About a year ago, DBV produced mixed clinical trial data, but later supplemented it in a way that made FDA approval of the patch seem likely. Internally, and with the food allergy community, DBV by all means seemed to be preparing for a mid-2020 launch of the patch.
Then a setback occurred with the FDA, early this year, and DBV pulled its outreach efforts. The “sticking point” seemed to be problems with Viaskin patch adhesion to the body. Simply put, adhesion wasn’t what it was supposed to be and had hurt trial results and overall efficacy of the patch. As is the case in dealings with the FDA, DBV met with them to discuss these findings and the ultimate outcome – learned yesterday – was not positive.
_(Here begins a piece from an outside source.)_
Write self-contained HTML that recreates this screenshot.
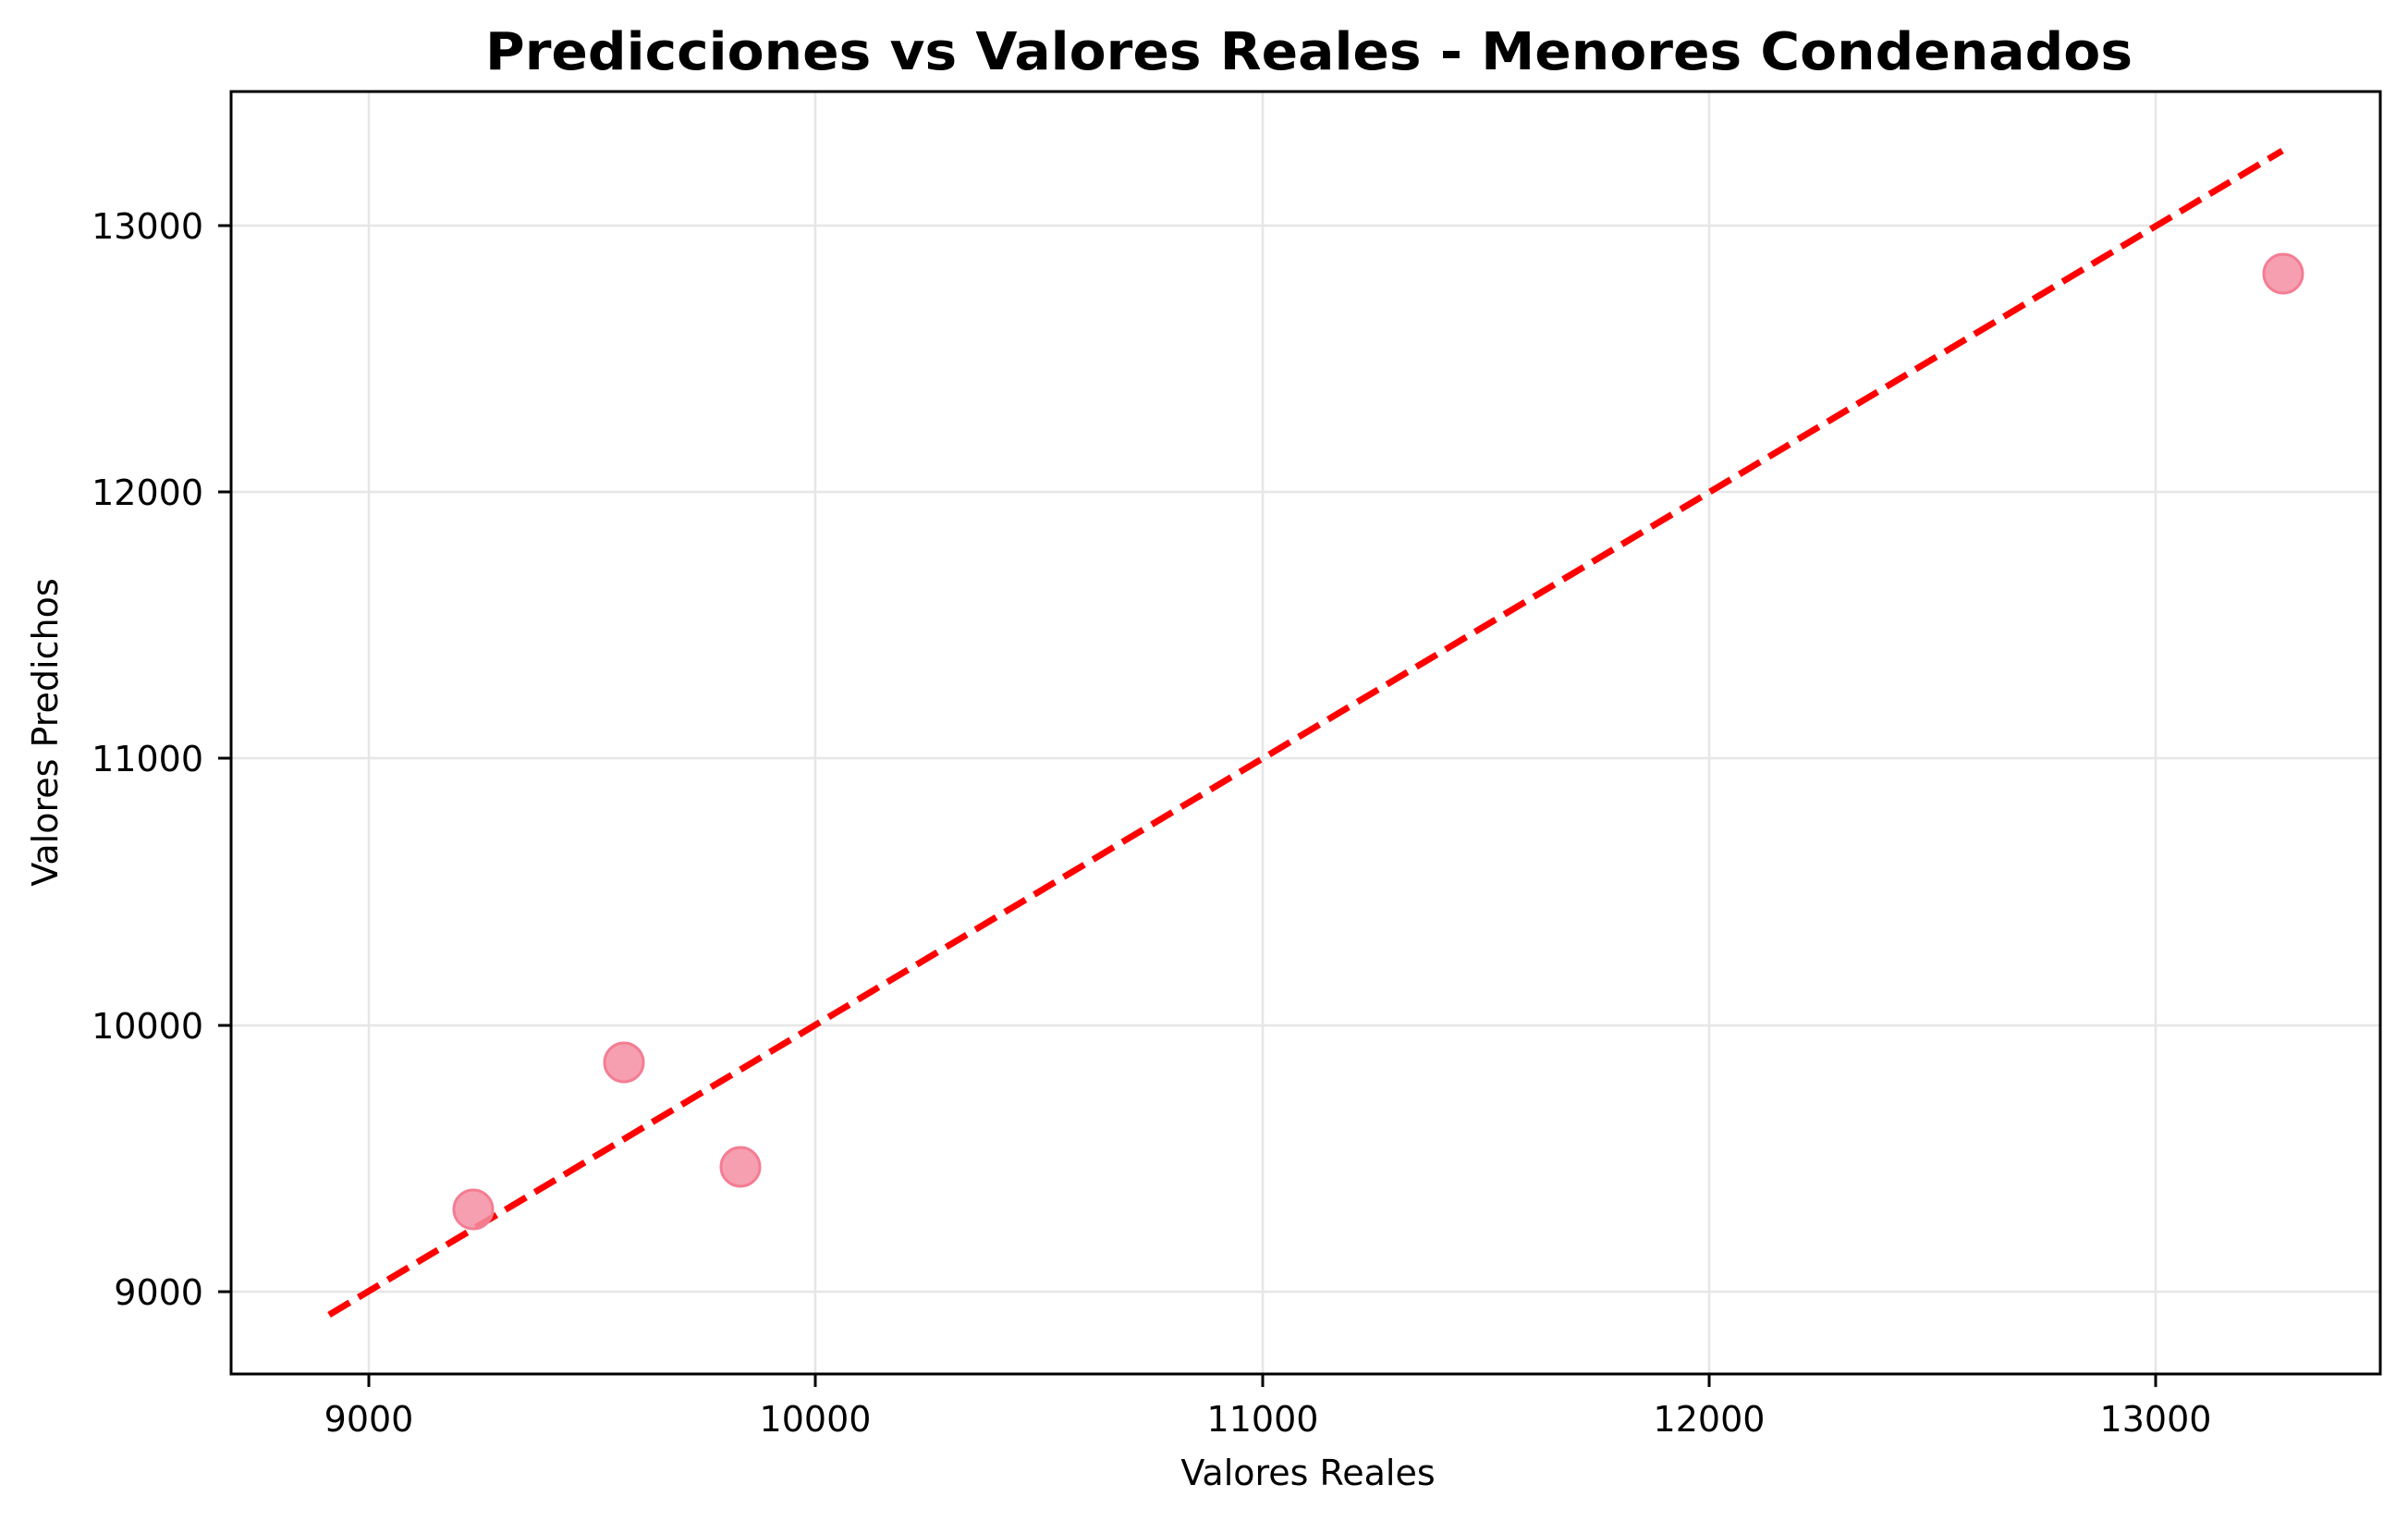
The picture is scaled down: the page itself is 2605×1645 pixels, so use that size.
<!DOCTYPE html>
<html><head><meta charset="utf-8"><style>
html,body{margin:0;padding:0;background:#fff;}
svg{display:block;}
text{font-family:"DejaVu Sans","Liberation Sans",sans-serif;fill:#000;}
</style></head><body>
<svg width="2605" height="1645" viewBox="0 0 2605 1645" xmlns="http://www.w3.org/2000/svg">
<rect width="2605" height="1645" fill="#fff"/>
<g stroke="#e6e6e6" stroke-width="2.5">
<line x1="399" y1="99" x2="399" y2="1486"/>
<line x1="882" y1="99" x2="882" y2="1486"/>
<line x1="1366" y1="99" x2="1366" y2="1486"/>
<line x1="1849" y1="99" x2="1849" y2="1486"/>
<line x1="2332" y1="99" x2="2332" y2="1486"/>
<line x1="250" y1="1397" x2="2575" y2="1397"/>
<line x1="250" y1="1109" x2="2575" y2="1109"/>
<line x1="250" y1="820" x2="2575" y2="820"/>
<line x1="250" y1="532" x2="2575" y2="532"/>
<line x1="250" y1="244" x2="2575" y2="244"/>
</g>
<line x1="356" y1="1422" x2="2469" y2="163" stroke="#ff0000" stroke-width="7" stroke-dasharray="26,11"/>
<g fill="#f48ea2" fill-opacity="0.85" stroke="#f47d93" stroke-width="3">
<circle cx="512" cy="1308" r="21"/>
<circle cx="675" cy="1149" r="21"/>
<circle cx="801" cy="1262" r="21"/>
<circle cx="2470" cy="296" r="21"/>
</g>
<rect x="250" y="99" width="2325" height="1387" fill="none" stroke="#000" stroke-width="3"/>
<g stroke="#000" stroke-width="3">
<line x1="399" y1="1486" x2="399" y2="1500"/>
<line x1="882" y1="1486" x2="882" y2="1500"/>
<line x1="1366" y1="1486" x2="1366" y2="1500"/>
<line x1="1849" y1="1486" x2="1849" y2="1500"/>
<line x1="2332" y1="1486" x2="2332" y2="1500"/>
<line x1="236" y1="1397" x2="250" y2="1397"/>
<line x1="236" y1="1109" x2="250" y2="1109"/>
<line x1="236" y1="820" x2="250" y2="820"/>
<line x1="236" y1="532" x2="250" y2="532"/>
<line x1="236" y1="244" x2="250" y2="244"/>
</g>
<g font-size="38" text-anchor="middle">
<text x="399" y="1548">9000</text>
<text x="882" y="1548">10000</text>
<text x="1366" y="1548">11000</text>
<text x="1849" y="1548">12000</text>
<text x="2332" y="1548">13000</text>
</g>
<g font-size="38" text-anchor="end">
<text x="220" y="1411">9000</text>
<text x="220" y="1123">10000</text>
<text x="220" y="834">11000</text>
<text x="220" y="546">12000</text>
<text x="220" y="258">13000</text>
</g>
<text x="1415" y="1606" font-size="38" text-anchor="middle">Valores Reales</text>
<text x="0" y="0" font-size="38" text-anchor="middle" transform="translate(62,792) rotate(-90)">Valores Predichos</text>
<text x="525" y="75" font-size="56" font-weight="bold" textLength="1782" lengthAdjust="spacingAndGlyphs">Predicciones vs Valores Reales - Menores Condenados</text>
</svg>
</body></html>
The FDA has concerns about patch adhesion and it’s effect on the efficacy of this therapy, despite the additional data DBV provided, and has requested that DBV make modifications to the patch, submit additional data, and then conduct another clinical trial.
This is a huge setback for DBV’s Peanut Patch and will likely delay its potential availability until late 2021 at the earliest!
In addition, whereas DBV had planned to apply for European Approval in late 2020, they will re-evaluate and likely defer that plan for now.
Management at DBV believes a next-generation patch can be developed within “weeks to months” and believes it can produce enough for a clinical study relatively quickly. However, what is yet to be known is how large of a study the FDA will require once DBV meets with them following the redesign of the patch. More clarity is expected late in 2020. As described by research put out by Morgan Stanley today, “accounting for the time it would likely take to then manufacture sufficient quantities of a re-worked patch, conduct an additional clinical trial and human factors study, and report top line data, we would not expect validating data for the revised patch to be reported until mid-2021 at the earliest.” This would then be followed by the need to manufacture enough patches for commercial launch.
The concept of the Viaskin Peanut Patch has not lost any of its luster, and hopefully this is simply a setback rather than a death-knell (the company does have dwindling case reserves as this takes place); however, I would note that the concept of the patch still seems like a safer alternative than OIT (since OIT requires risk of anaphylaxis at every stage, particularly the first) and, if DBV is successful in launching the Viaskin Peanut Patch, it might make for an easier runway to launch their follow-on Viaskin Milk and Viaskin Egg Patches, adding tremendous value to their shareholders – and to our food allergy community.
It saddens us to report this negative news, especially to those who were holding out hope for a quick, effective therapy, but new drug development is notoriously difficult and the FDA extremely cautious in their safety and efficacy profiling.
We wish our best to DBV in redesigning the Viaskin Peanut Patch effectively and quickly.